Set down the full listing exactly as given. Any pictures are to be left out.

═══ Source material ═══

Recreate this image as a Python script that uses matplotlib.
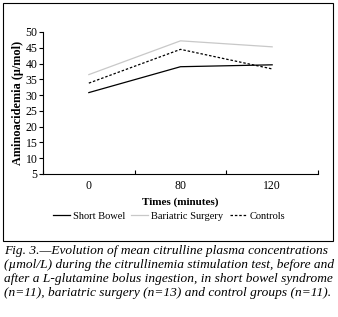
import matplotlib.pyplot as plt
from matplotlib.patches import Rectangle

plt.rcParams['font.family'] = ['Liberation Serif', 'DejaVu Serif']

times = ['0', '80', '120']
short_bowel = [30.8, 39.0, 39.6]
bariatric = [36.5, 47.2, 45.3]
controls = [33.8, 44.5, 38.3]
yticks = [5, 10, 15, 20, 25, 30, 35, 40, 45, 50]

caption = [
    "Fig. 3.\u2014Evolution of mean citrulline plasma concentrations",
    "(\u00b5mol/L) during the citrullinemia stimulation test, before and",
    "after a L-glutamine bolus ingestion, in short bowel syndrome",
    "(n=11), bariatric surgery (n=13) and control groups (n=11).",
]

W, H = 338, 317
fig = plt.figure(figsize=(W / 100, H / 100), dpi=100)

# outer frame around the chart
fig.patches.append(Rectangle((3 / W, 1 - 241 / H), 330 / W, 238 / H,
                             transform=fig.transFigure, fill=False,
                             edgecolor='black', linewidth=0.8))

ax = fig.add_axes([43 / W, 1 - 174 / H, 275 / W, 142 / H])
x = [0, 1, 2]
ax.plot(x, short_bowel, color='black', lw=0.9, label='Short Bowel')
ax.plot(x, bariatric, color='#c8c8c8', lw=0.9, label='Bariatric Surgery')
ax.plot(x, controls, color='black', lw=0.9, ls=(0, (2, 1.5)), label='Controls')

ax.set_xlim(-0.5, 2.5)
ax.set_ylim(5, 50)
ax.set_yticks(yticks)
ax.set_xticks([-0.5, 0.5, 1.5, 2.5])
ax.set_xticklabels([])
ax.set_xticks(x, minor=True)
ax.set_xticklabels(times, minor=True, fontsize=8.5)
ax.tick_params(axis='x', which='major', direction='in', length=3, width=0.8)
ax.tick_params(axis='x', which='minor', length=0, pad=4)
ax.tick_params(axis='y', direction='out', length=3, width=0.8, labelsize=8.5, pad=1)
for s in ['top', 'right']:
    ax.spines[s].set_visible(False)
for s in ['left', 'bottom']:
    ax.spines[s].set_linewidth(0.8)

ax.set_ylabel('Aminoacidemia (\u00b5/mol)', fontweight='bold', fontsize=8.8, labelpad=1)
ax.set_xlabel('Times (minutes)', fontweight='bold', fontsize=8, labelpad=4)

fig.legend(loc='center', bbox_to_anchor=(169 / W, 1 - 216 / H), ncol=3, frameon=False,
           fontsize=7.5, handlelength=1.6, handletextpad=0.3, columnspacing=0.6)

for i, line in enumerate(caption):
    fig.text(4 / W, 1 - (251 + i * 14) / H, line, fontsize=9.6, style='italic',
             va='center', ha='left')

fig.savefig('out.png', dpi=100)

═══

--- Finished exercise ---
Recreate this image as a Python script that uses matplotlib.
import matplotlib.pyplot as plt
from matplotlib.patches import Rectangle

plt.rcParams['font.family'] = ['Liberation Serif', 'DejaVu Serif']

times = ['0', '80', '120']
short_bowel = [30.8, 39.0, 39.6]
bariatric = [36.5, 47.2, 45.3]
controls = [33.8, 44.5, 38.3]
yticks = [5, 10, 15, 20, 25, 30, 35, 40, 45, 50]

caption = [
    "Fig. 3.\u2014Evolution of mean citrulline plasma concentrations",
    "(\u00b5mol/L) during the citrullinemia stimulation test, before and",
    "after a L-glutamine bolus ingestion, in short bowel syndrome",
    "(n=11), bariatric surgery (n=13) and control groups (n=11).",
]

W, H = 338, 317
fig = plt.figure(figsize=(W / 100, H / 100), dpi=100)

# outer frame around the chart
fig.patches.append(Rectangle((3 / W, 1 - 241 / H), 330 / W, 238 / H,
                             transform=fig.transFigure, fill=False,
                             edgecolor='black', linewidth=0.8))

ax = fig.add_axes([43 / W, 1 - 174 / H, 275 / W, 142 / H])
x = [0, 1, 2]
ax.plot(x, short_bowel, color='black', lw=0.9, label='Short Bowel')
ax.plot(x, bariatric, color='#c8c8c8', lw=0.9, label='Bariatric Surgery')
ax.plot(x, controls, color='black', lw=0.9, ls=(0, (2, 1.5)), label='Controls')

ax.set_xlim(-0.5, 2.5)
ax.set_ylim(5, 50)
ax.set_yticks(yticks)
ax.set_xticks([-0.5, 0.5, 1.5, 2.5])
ax.set_xticklabels([])
ax.set_xticks(x, minor=True)
ax.set_xticklabels(times, minor=True, fontsize=8.5)
ax.tick_params(axis='x', which='major', direction='in', length=3, width=0.8)
ax.tick_params(axis='x', which='minor', length=0, pad=4)
ax.tick_params(axis='y', direction='out', length=3, width=0.8, labelsize=8.5, pad=1)
for s in ['top', 'right']:
    ax.spines[s].set_visible(False)
for s in ['left', 'bottom']:
    ax.spines[s].set_linewidth(0.8)

ax.set_ylabel('Aminoacidemia (\u00b5/mol)', fontweight='bold', fontsize=8.8, labelpad=1)
ax.set_xlabel('Times (minutes)', fontweight='bold', fontsize=8, labelpad=4)

fig.legend(loc='center', bbox_to_anchor=(169 / W, 1 - 216 / H), ncol=3, frameon=False,
           fontsize=7.5, handlelength=1.6, handletextpad=0.3, columnspacing=0.6)

for i, line in enumerate(caption):
    fig.text(4 / W, 1 - (251 + i * 14) / H, line, fontsize=9.6, style='italic',
             va='center', ha='left')

fig.savefig('out.png', dpi=100)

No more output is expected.